Mbarga: Nehmen Sie doch einfach nur Jamal Musiala, der genau durch seine außergewöhnlichen fußballerischen, aber auch mentalen Fähigkeiten den Siegtreffer im Saisonfinale erzielt. Am Campus zeige ich unseren jungen Spielern gerne ein Interview von Jamal, in dem er von den Dingen spricht, ohne die er nicht leben kann. Direkt nach einem Fußball hält er einen Basketball hoch und im Anschluss ein Buch von einem Mentaltrainer, der so Sportgrößen wie Michael Jordan und Kobe Bryant betreut hatte. Jamal kann dieses Buch scheinbar auswendig.
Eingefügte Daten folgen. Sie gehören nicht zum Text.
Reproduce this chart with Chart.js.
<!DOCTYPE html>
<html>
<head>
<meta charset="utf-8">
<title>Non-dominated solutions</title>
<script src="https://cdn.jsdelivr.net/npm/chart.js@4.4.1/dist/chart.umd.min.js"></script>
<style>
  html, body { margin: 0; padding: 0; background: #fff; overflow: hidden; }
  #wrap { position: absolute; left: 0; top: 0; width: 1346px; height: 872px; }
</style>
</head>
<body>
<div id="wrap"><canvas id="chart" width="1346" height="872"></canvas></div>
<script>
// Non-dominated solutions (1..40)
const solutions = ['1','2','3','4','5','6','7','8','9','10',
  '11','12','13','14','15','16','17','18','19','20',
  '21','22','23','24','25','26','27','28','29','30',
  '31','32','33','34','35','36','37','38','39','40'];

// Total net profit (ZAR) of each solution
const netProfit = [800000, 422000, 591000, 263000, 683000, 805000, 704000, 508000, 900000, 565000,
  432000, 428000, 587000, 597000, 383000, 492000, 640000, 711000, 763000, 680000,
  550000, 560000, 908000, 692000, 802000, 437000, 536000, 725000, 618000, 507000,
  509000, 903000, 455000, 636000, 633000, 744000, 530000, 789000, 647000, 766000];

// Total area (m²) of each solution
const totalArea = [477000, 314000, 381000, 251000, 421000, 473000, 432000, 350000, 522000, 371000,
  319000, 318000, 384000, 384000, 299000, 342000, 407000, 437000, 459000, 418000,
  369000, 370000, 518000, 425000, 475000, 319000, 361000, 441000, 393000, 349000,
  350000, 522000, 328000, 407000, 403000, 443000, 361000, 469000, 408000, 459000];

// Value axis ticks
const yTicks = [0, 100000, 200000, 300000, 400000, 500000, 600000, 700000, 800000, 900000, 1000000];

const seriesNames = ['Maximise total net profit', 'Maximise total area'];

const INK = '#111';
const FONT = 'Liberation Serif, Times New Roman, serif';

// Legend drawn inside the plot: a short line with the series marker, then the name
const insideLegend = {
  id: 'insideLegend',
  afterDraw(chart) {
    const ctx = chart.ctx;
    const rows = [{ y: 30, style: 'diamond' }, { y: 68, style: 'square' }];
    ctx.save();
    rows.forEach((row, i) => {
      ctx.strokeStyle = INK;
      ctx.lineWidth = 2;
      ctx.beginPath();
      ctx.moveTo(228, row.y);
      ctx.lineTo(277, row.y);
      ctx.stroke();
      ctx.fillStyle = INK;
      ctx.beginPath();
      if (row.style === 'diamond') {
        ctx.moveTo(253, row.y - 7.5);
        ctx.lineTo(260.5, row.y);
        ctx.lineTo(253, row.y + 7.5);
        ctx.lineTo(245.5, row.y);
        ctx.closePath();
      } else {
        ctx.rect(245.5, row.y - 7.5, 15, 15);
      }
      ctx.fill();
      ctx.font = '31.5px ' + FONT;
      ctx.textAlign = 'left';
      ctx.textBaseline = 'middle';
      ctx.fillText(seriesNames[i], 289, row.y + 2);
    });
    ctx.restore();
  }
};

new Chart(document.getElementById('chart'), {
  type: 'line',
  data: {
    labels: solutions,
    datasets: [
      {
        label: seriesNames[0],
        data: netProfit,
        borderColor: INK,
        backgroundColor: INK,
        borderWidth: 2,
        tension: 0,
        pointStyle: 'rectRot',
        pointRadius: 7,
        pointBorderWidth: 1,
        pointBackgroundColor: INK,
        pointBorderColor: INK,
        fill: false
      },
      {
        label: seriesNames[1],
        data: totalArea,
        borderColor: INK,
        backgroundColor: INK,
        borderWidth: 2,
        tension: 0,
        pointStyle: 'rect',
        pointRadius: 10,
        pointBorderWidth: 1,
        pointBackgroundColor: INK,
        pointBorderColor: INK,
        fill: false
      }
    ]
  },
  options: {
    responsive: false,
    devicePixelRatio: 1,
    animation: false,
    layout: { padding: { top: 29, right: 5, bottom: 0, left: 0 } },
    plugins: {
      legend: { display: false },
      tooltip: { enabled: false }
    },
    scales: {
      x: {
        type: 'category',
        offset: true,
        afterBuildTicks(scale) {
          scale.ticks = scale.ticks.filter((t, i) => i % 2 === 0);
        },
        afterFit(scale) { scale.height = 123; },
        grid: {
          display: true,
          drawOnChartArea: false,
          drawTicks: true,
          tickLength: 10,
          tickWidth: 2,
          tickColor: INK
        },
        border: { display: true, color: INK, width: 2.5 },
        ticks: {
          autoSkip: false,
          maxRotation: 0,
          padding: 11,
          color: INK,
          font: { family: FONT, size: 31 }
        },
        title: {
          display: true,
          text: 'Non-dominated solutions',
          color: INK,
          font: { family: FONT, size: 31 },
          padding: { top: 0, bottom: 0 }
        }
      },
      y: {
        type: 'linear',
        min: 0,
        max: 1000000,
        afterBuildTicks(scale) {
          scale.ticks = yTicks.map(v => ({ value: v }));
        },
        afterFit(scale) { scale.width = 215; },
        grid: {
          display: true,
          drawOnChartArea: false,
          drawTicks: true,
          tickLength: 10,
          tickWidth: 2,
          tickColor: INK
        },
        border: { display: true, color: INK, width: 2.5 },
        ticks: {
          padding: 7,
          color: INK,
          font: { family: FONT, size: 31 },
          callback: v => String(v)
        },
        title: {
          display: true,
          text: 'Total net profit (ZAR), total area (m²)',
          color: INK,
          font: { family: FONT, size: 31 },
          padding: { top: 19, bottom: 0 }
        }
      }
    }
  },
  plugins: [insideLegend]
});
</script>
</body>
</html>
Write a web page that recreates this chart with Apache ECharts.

Und nun schaut man sich diesen grandiosen beinahe Last-Minute-Treffer nach einer sternenschrittähnlichen Ballannahme nochmal an. Es ist sein Out of the Box-Denken, dass er ganz bestimmt nicht in unserem deutschen System gelernt hat. Man erkennt hier das Ergebnis einer Ausbildung, die ihn und seine Fähigkeiten im Fokus hatte, vor allem aber, einer Ausbildung, die ihn dazu ermutigte, weiter zu denken und sich auszuprobieren. In Deutschland hätten ihm wahrscheinlich einige Jugendtrainer gesagt, dass er nur Dribbeln soll, wenn er Platz hat, sprich eher am Flügel – wo sie ihn dann auch aufgrund des Denkens vom System zum Spieler gesehen hätten - und eben nicht im 16er. Unser Glück bleibt, dass er das in England durfte. Was ich sagen möchte: mit mehr Vielfalt und offenerem Denken in unseren Strukturen wäre das sicherlich auch wieder öfters möglich.

DFB.de: Ist der Fußball ein guter Katalysator, auch um den gesellschaftlichen Wandel zu einer offeneren und vielfältigeren Gesellschaft voranzutreiben?

Mbarga: Auf jeden Fall. Nennen Sie mir einen anderen Bereich unseres Lebens, der mehr unterschiedliche Menschen erreicht und zusammenführt, auch über Klassen und Milieus hinweg. Fußball hat eine gesellschaftliche Verantwortung. Und mit dem Fußball kann man ungeheuer viel bewirken.